La coopérative Dire le Travail est née, en 2014, d’une ambition originale : recueillir la parole des travailleurs sur la réalité de leurs tâches au quotidien, leur engagement, leurs fiertés et agacements, les ambiances professionnelles… Autant d’éléments souvent opaques, qu’il n’est possible d’entrevoir que par un fin recueil de témoignages. Enseignants dans le secondaire, Nathalie Bineau et Patrice Bride se sont engagés dans cette démarche, en partant à la rencontre de professionnels très variés. Avec une conviction : « Travailler, ce n’est pas seulement exercer un métier, c’est mettre de soi pour faire ce que l’on a à faire : de l’intelligence, des émotions, des convictions. » Qu’est-ce qui les a eux-mêmes motivés à faire ces entretiens ? Qu’en ont-ils tiré ? Ils en discutent dans ce texte à deux voix.
Nathalie Bineau - Lorsque je sonne à la porte d’Alice Sénéchault, aide-soignante en Ehpad, ce 2 août 2017, j’ai en tête bien des considérations : la procédure d’entretien sur le travail de la coopérative, les thèmes que nous avons envisagés pour le livre dans lequel ce récit figurera… Recueillir la parole d’une personne sur son travail pour en tirer un récit clair et évocateur, qui respecte la personne et intéresse les lecteurs, est un beau défi ! J’arrive donc chez Alice à la fois prête et très incertaine quant à ce qui va se produire. Va-t-elle me parler spontanément de son implication quotidienne dans son travail ? Vais-je trouver les questions adéquates pour parvenir au cœur de son engagement sans l’inciter à dire ce que j’ai envie d’entendre plutôt que ce qui lui tient vraiment à cœur ? Est-ce que je vais être surprise de ce qu’elle me dévoilera d’un travail a priori éloigné du mien, enseignante en lycée ? Quels échos y trouverais-je avec ma propre expérience ?
Patrice Bride - On peut se dire que ta motivation à la rencontrer avait sans doute renforcé la sienne à se prêter au jeu de l’entretien… Je constate d’expérience qu’il est assez facile de convaincre les personnes de nous parler de leur travail. Je sais aussi que même lorsque la motivation initiale à s’engager dans un métier est surtout pécuniaire, puisqu’il faut bien gagner sa vie, l’entretien montre qu’il y a toujours d’autres raisons que le chèque à la fin du mois qui font tenir au travail, jour après jour. Est-ce que tu savais ce qui l’avait amenée à accepter cet entretien ?

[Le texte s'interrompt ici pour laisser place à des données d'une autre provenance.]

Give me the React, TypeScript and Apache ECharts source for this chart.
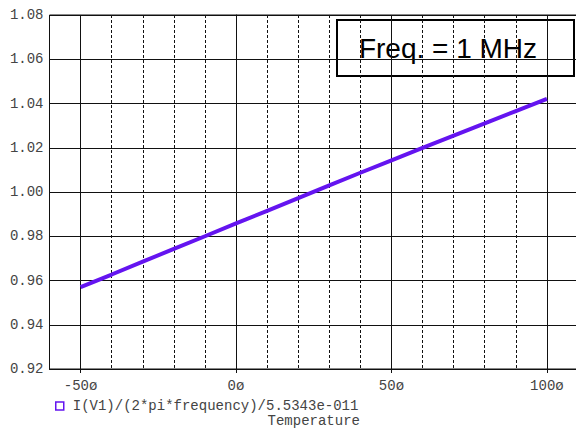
import React, { useEffect, useRef } from "react";
import * as echarts from "echarts";

const temperatures = [-50, -40, -30, -20, -10, 0, 10, 20, 30, 40, 50, 60, 70, 80, 90, 100];
const ratioValues = [0.957, 0.9627, 0.9685, 0.9743, 0.98, 0.9858, 0.9915, 0.9972, 1.003, 1.0087, 1.0143, 1.0199, 1.0255, 1.031, 1.0366, 1.0421];
const seriesName = "I(V1)/(2*pi*frequency)/5.5343e-011";
const xAxisTitle = "Temperature";
const xLabelValues = [-50, 0, 50, 100];
const annotationText = "Freq. = 1 MHz";

const MONO = "Liberation Mono";
const LINE_COLOR = "#6414F0";

export default function App() {
  const ref = useRef<HTMLDivElement>(null);
  useEffect(() => {
    if (!ref.current) return;
    const chart = echarts.init(ref.current, null, { renderer: "svg" });
    const data = temperatures.map((t, i) => [t, ratioValues[i]]);
    chart.setOption({
      animation: false,
      backgroundColor: "#fff",
      grid: {
        left: 49.5,
        right: -2,
        top: 15,
        bottom: 59,
        show: true,
        borderColor: "#111",
        borderWidth: 1,
        containLabel: false,
        outerBoundsMode: "none",
      },
      legend: {
        left: 50,
        top: 394,
        itemWidth: 8,
        itemHeight: 8,
        icon: "rect",
        itemStyle: { color: "transparent", borderColor: LINE_COLOR, borderWidth: 1.5 },
        textStyle: { fontFamily: MONO, fontSize: 14, color: "#444", padding: [0, 0, 0, 4] },
        data: [seriesName],
      },
      xAxis: [
        {
          type: "value",
          min: -60,
          max: 110,
          interval: 10,
          axisLine: { show: true, lineStyle: { color: "#111", width: 1 } },
          axisTick: { show: false },
          axisLabel: { show: false },
          splitLine: { show: true, lineStyle: { color: "#111", width: 1, type: [3, 2] } },
        },
        {
          type: "value",
          min: -60,
          max: 110,
          position: "bottom",
          axisLine: { show: false },
          axisTick: { show: true, length: 4, customValues: xLabelValues, lineStyle: { color: "#111" } },
          axisLabel: {
            show: true,
            customValues: xLabelValues,
            margin: 10,
            fontFamily: MONO,
            fontSize: 14,
            color: "#444",
            formatter: (v: number) => `${v}ø`,
          },
          splitLine: { show: true, lineStyle: { color: "#111", width: 1, type: "solid" } },
          name: xAxisTitle,
          nameLocation: "middle",
          nameGap: 45,
          nameTextStyle: { fontFamily: MONO, fontSize: 14, color: "#444" },
        },
      ],
      yAxis: {
        type: "value",
        min: 0.92,
        max: 1.08,
        interval: 0.02,
        axisLine: { show: true, lineStyle: { color: "#111", width: 1 } },
        axisTick: { show: true, length: 4, lineStyle: { color: "#111" } },
        axisLabel: {
          margin: 6,
          fontFamily: MONO,
          fontSize: 14,
          color: "#444",
          formatter: (v: number) => v.toFixed(2),
        },
        splitLine: { show: true, lineStyle: { color: "#111", width: 1 } },
      },
      series: [
        {
          name: seriesName,
          type: "line",
          xAxisIndex: 0,
          data,
          showSymbol: false,
          symbol: "none",
          lineStyle: { color: LINE_COLOR, width: 4 },
          itemStyle: { color: LINE_COLOR },
          z: 5,
        },
      ],
      graphic: [
        {
          type: "group",
          left: 336,
          top: 19,
          z: 100,
          children: [
            {
              type: "rect",
              shape: { x: 0, y: 0, width: 237, height: 56 },
              style: { fill: "#fff", stroke: "#000", lineWidth: 2 },
            },
            {
              type: "text",
              x: 111,
              y: 28,
              style: {
                text: annotationText,
                fontFamily: "Liberation Sans",
                fontSize: 28,
                fill: "#000",
                align: "center",
                verticalAlign: "middle",
              },
            },
          ],
        },
      ],
    });
    return () => chart.dispose();
  }, []);
  return <div ref={ref} style={{ width: 576, height: 428, position: "absolute", left: 0, top: 0 }} />;
}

N.B. - Elle a répondu à une demande de son responsable syndical, dans le cadre de ce projet de livre sur le travail dans la fonction publique. Pour elle, sa participation allait de soi, sans réserve et sans excès d’enthousiasme. Cet entretien s’est déroulé de façon assez simple, parce que nos motivations respectives semblaient a priori assez claires : Alice n’avait pas de difficultés à s’exprimer sur un métier qu’elle exerçait avec beaucoup de satisfaction. Elle décrivait volontiers les gestes du quotidien : le matin s’occuper des toilettes, puis distribuer les médicaments, servir les repas, changer les résidents, entretenir leurs appartements, proposer des animations l’après-midi. Elle avait choisi de travailler avec des personnes âgées : c’est ce qui lui « tenait à cœur ». Elle avait également privilégié l’Ehpad où la relation s’élabore dans le temps, à la différence d’un hôpital où on reçoit des patients uniquement pendant quelques jours.